### [Source material]
* start *
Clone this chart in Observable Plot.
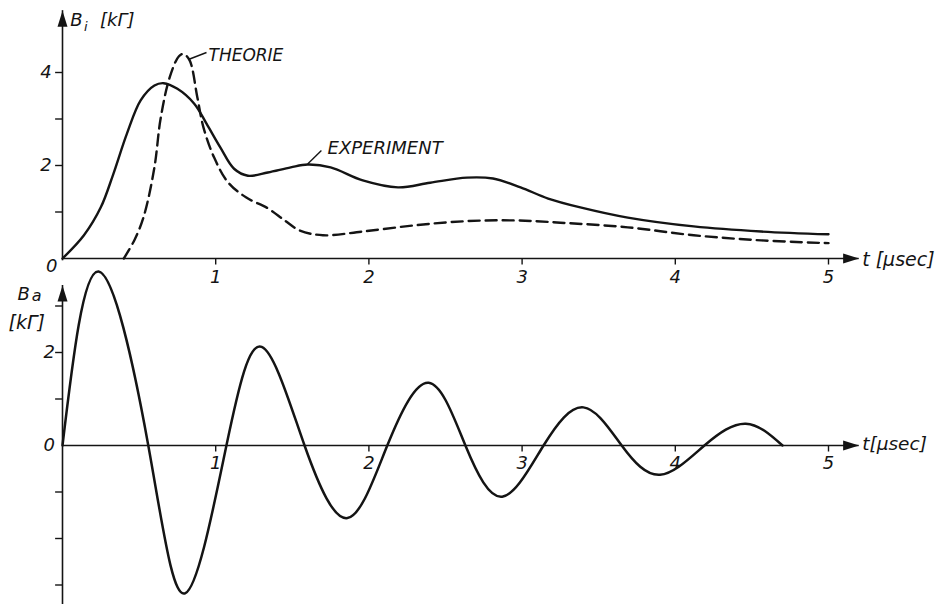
<!DOCTYPE html>
<html>
<head>
<meta charset="utf-8">
<script src="https://cdn.jsdelivr.net/npm/d3@7"></script>
<script src="https://cdn.jsdelivr.net/npm/@observablehq/plot@0.6"></script>
<style>
  body { margin: 0; background: #fff; }
  #chart { position: relative; width: 939px; height: 604px; background: #fff; }
</style>
</head>
<body>
<div id="chart"></div>
<script>
// ---- Data (t in µsec, B in kΓ) ----
const experimentT = [0, 0.14, 0.25, 0.33, 0.42, 0.51, 0.6, 0.66, 0.75, 0.86, 0.94, 1.03, 1.12, 1.21, 1.34, 1.49, 1.6, 1.75, 1.96, 2.19, 2.4, 2.64, 2.81, 2.99, 3.17, 3.38, 3.69, 4.12, 4.56, 5.0];
const experimentB = [0, 0.5, 1.1, 1.8, 2.68, 3.4, 3.72, 3.77, 3.65, 3.33, 2.9, 2.39, 1.93, 1.78, 1.85, 1.96, 2.02, 1.96, 1.68, 1.53, 1.63, 1.74, 1.72, 1.53, 1.29, 1.1, 0.88, 0.69, 0.58, 0.52];

const theoryT = [0.4, 0.47, 0.53, 0.6, 0.64, 0.7, 0.76, 0.79, 0.83, 0.88, 0.92, 0.99, 1.08, 1.2, 1.34, 1.45, 1.55, 1.7, 1.96, 2.29, 2.62, 2.94, 3.25, 3.69, 4.12, 4.56, 5.0];
const theoryB = [0, 0.4, 0.9, 1.96, 3.0, 3.9, 4.35, 4.4, 4.26, 3.47, 2.82, 2.17, 1.64, 1.31, 1.08, 0.82, 0.6, 0.5, 0.58, 0.71, 0.8, 0.82, 0.77, 0.67, 0.5, 0.39, 0.33];

// outer field: zero crossings and extrema
const outerT = [0, 0.235, 0.56, 0.8, 1.07, 1.3, 1.58, 1.86, 2.12, 2.39, 2.63, 2.87, 3.14, 3.4, 3.65, 3.9, 4.19, 4.46, 4.7];
const outerB = [0, 3.74, 0, -3.18, 0, 2.12, 0, -1.56, 0, 1.35, 0, -1.1, 0, 0.82, 0, -0.63, 0, 0.47, 0];

const xTicks = [1, 2, 3, 4, 5];
const topYTicks = [1, 2, 3, 4];
const topYLabels = [2, 4];
const botYTicks = [-3, -2, -1, 1, 2, 3];
const botYLabels = [0, 2];

const experiment = experimentT.map((t, i) => ({t, b: experimentB[i]}));
const theory = theoryT.map((t, i) => ({t, b: theoryB[i]}));
const outer = outerT.map((t, i) => ({t, b: outerB[i]}));

// ---- Styling ----
const ink = "#141414";
const font = "DejaVu Sans";
const arrowShape = {
  draw(context, l, r) {
    context.moveTo(0, -l);
    context.lineTo(r, 0);
    context.lineTo(-r, 0);
    context.closePath();
  }
};
const txt = {fontFamily: font, fontStyle: "italic", fill: ink, stroke: null};
const base = {
  width: 939, height: 604, margin: 0,
  style: {position: "absolute", left: "0px", top: "0px", background: "transparent", overflow: "visible", color: ink}
};

// ---- Top panel: B_i ----
const topPanel = Plot.plot({
  ...base,
  x: {domain: [0, 5], range: [62, 828], axis: null},
  y: {domain: [0, 4], range: [258, 72], axis: null},
  marks: [
    Plot.ruleY([0], {x1: 0, x2: 5.2, stroke: ink, strokeWidth: 1.6}),
    Plot.vector([0], {x: 5.2, y: 0, rotate: 90, length: 16, r: 5, anchor: "end", shape: arrowShape, fill: ink, stroke: null}),
    Plot.ruleX([0], {y1: -0.05, y2: 5.33, stroke: ink, strokeWidth: 1.6}),
    Plot.vector([0], {x: 0, y: 5.33, rotate: 0, length: 16, r: 5, anchor: "end", shape: arrowShape, fill: ink, stroke: null}),
    Plot.ruleX(xTicks, {x: d => d, y1: 0, y2: -0.14, stroke: ink, strokeWidth: 1.4}),
    Plot.text(xTicks, {x: d => d, y: -0.4, text: d => String(d), fontSize: 18, ...txt}),
    Plot.ruleY(topYTicks, {y: d => d, x1: -0.045, x2: 0, stroke: ink, strokeWidth: 1.4}),
    Plot.text(topYLabels, {x: -0.07, y: d => d, text: d => String(d), textAnchor: "end", fontSize: 18, ...txt}),
    Plot.text(["0"], {x: -0.07, y: -0.17, text: d => d, fontSize: 18, ...txt}),
    Plot.text(["B"], {x: 0.05, y: 5.12, text: d => d, textAnchor: "start", fontSize: 18, ...txt}),
    Plot.text(["i"], {x: 0.14, y: 4.98, text: d => d, textAnchor: "start", fontSize: 13, ...txt}),
    Plot.text(["[kΓ]"], {x: 0.245, y: 5.12, text: d => d, textAnchor: "start", fontSize: 18, ...txt}),
    Plot.text(["t [µsec]"], {x: 5.22, y: -0.03, text: d => d, textAnchor: "start", fontSize: 19, ...txt}),
    Plot.line(experiment, {x: "t", y: "b", curve: "catmull-rom", stroke: ink, strokeWidth: 2.4}),
    Plot.line(theory, {x: "t", y: "b", curve: "catmull-rom", stroke: ink, strokeWidth: 2.4, strokeDasharray: "11,6"}),
    Plot.link([0], {x1: 0.822, y1: 4.28, x2: 0.94, y2: 4.43, stroke: ink, strokeWidth: 1.4}),
    Plot.text(["THEORIE"], {x: 0.953, y: 4.37, text: d => d, textAnchor: "start", fontSize: 17, ...txt}),
    Plot.link([0], {x1: 1.6, y1: 2.03, x2: 1.69, y2: 2.32, stroke: ink, strokeWidth: 1.4}),
    Plot.text(["EXPERIMENT"], {x: 1.73, y: 2.37, text: d => d, textAnchor: "start", fontSize: 18, ...txt})
  ]
});

// ---- Bottom panel: B_a ----
const bottomPanel = Plot.plot({
  ...base,
  x: {domain: [0, 5], range: [62, 828], axis: null},
  y: {domain: [0, 2], range: [445, 352], axis: null},
  marks: [
    Plot.ruleY([0], {x1: 0, x2: 5.2, stroke: ink, strokeWidth: 1.6}),
    Plot.vector([0], {x: 5.2, y: 0, rotate: 90, length: 16, r: 5, anchor: "end", shape: arrowShape, fill: ink, stroke: null}),
    Plot.ruleX([0], {y1: -3.45, y2: 3.44, stroke: ink, strokeWidth: 1.6}),
    Plot.vector([0], {x: 0, y: 3.44, rotate: 0, length: 16, r: 5, anchor: "end", shape: arrowShape, fill: ink, stroke: null}),
    Plot.ruleX(xTicks, {x: d => d, y1: 0, y2: -0.14, stroke: ink, strokeWidth: 1.4}),
    Plot.text(xTicks, {x: d => d, y: -0.38, text: d => String(d), fontSize: 18, ...txt}),
    Plot.ruleY(botYTicks, {y: d => d, x1: -0.045, x2: 0, stroke: ink, strokeWidth: 1.4}),
    Plot.text(botYLabels, {x: -0.05, y: d => d, text: d => String(d), textAnchor: "end", fontSize: 18, ...txt}),
    Plot.text(["B"], {x: -0.293, y: 3.25, text: d => d, textAnchor: "start", fontSize: 18, ...txt}),
    Plot.text(["a"], {x: -0.2, y: 3.21, text: d => d, textAnchor: "start", fontSize: 16, ...txt}),
    Plot.text(["[kΓ]"], {x: -0.352, y: 2.63, text: d => d, textAnchor: "start", fontSize: 19, ...txt}),
    Plot.text(["t[µsec]"], {x: 5.22, y: 0.02, text: d => d, textAnchor: "start", fontSize: 18.5, ...txt}),
    Plot.line(outer, {x: "t", y: "b", curve: "natural", stroke: ink, strokeWidth: 2.5})
  ]
});

const chart = document.getElementById("chart");
chart.append(topPanel, bottomPanel);
</script>
</body>
</html>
* end *
### [Goal]
Return the material line for line, from its beginning to the line that contains "const outer = outerT.map((t, i)", with the pictures left out.

### [Response]
Clone this chart in Observable Plot.
<!DOCTYPE html>
<html>
<head>
<meta charset="utf-8">
<script src="https://cdn.jsdelivr.net/npm/d3@7"></script>
<script src="https://cdn.jsdelivr.net/npm/@observablehq/plot@0.6"></script>
<style>
  body { margin: 0; background: #fff; }
  #chart { position: relative; width: 939px; height: 604px; background: #fff; }
</style>
</head>
<body>
<div id="chart"></div>
<script>
// ---- Data (t in µsec, B in kΓ) ----
const experimentT = [0, 0.14, 0.25, 0.33, 0.42, 0.51, 0.6, 0.66, 0.75, 0.86, 0.94, 1.03, 1.12, 1.21, 1.34, 1.49, 1.6, 1.75, 1.96, 2.19, 2.4, 2.64, 2.81, 2.99, 3.17, 3.38, 3.69, 4.12, 4.56, 5.0];
const experimentB = [0, 0.5, 1.1, 1.8, 2.68, 3.4, 3.72, 3.77, 3.65, 3.33, 2.9, 2.39, 1.93, 1.78, 1.85, 1.96, 2.02, 1.96, 1.68, 1.53, 1.63, 1.74, 1.72, 1.53, 1.29, 1.1, 0.88, 0.69, 0.58, 0.52];

const theoryT = [0.4, 0.47, 0.53, 0.6, 0.64, 0.7, 0.76, 0.79, 0.83, 0.88, 0.92, 0.99, 1.08, 1.2, 1.34, 1.45, 1.55, 1.7, 1.96, 2.29, 2.62, 2.94, 3.25, 3.69, 4.12, 4.56, 5.0];
const theoryB = [0, 0.4, 0.9, 1.96, 3.0, 3.9, 4.35, 4.4, 4.26, 3.47, 2.82, 2.17, 1.64, 1.31, 1.08, 0.82, 0.6, 0.5, 0.58, 0.71, 0.8, 0.82, 0.77, 0.67, 0.5, 0.39, 0.33];

// outer field: zero crossings and extrema
const outerT = [0, 0.235, 0.56, 0.8, 1.07, 1.3, 1.58, 1.86, 2.12, 2.39, 2.63, 2.87, 3.14, 3.4, 3.65, 3.9, 4.19, 4.46, 4.7];
const outerB = [0, 3.74, 0, -3.18, 0, 2.12, 0, -1.56, 0, 1.35, 0, -1.1, 0, 0.82, 0, -0.63, 0, 0.47, 0];

const xTicks = [1, 2, 3, 4, 5];
const topYTicks = [1, 2, 3, 4];
const topYLabels = [2, 4];
const botYTicks = [-3, -2, -1, 1, 2, 3];
const botYLabels = [0, 2];

const experiment = experimentT.map((t, i) => ({t, b: experimentB[i]}));
const theory = theoryT.map((t, i) => ({t, b: theoryB[i]}));
const outer = outerT.map((t, i) => ({t, b: outerB[i]}));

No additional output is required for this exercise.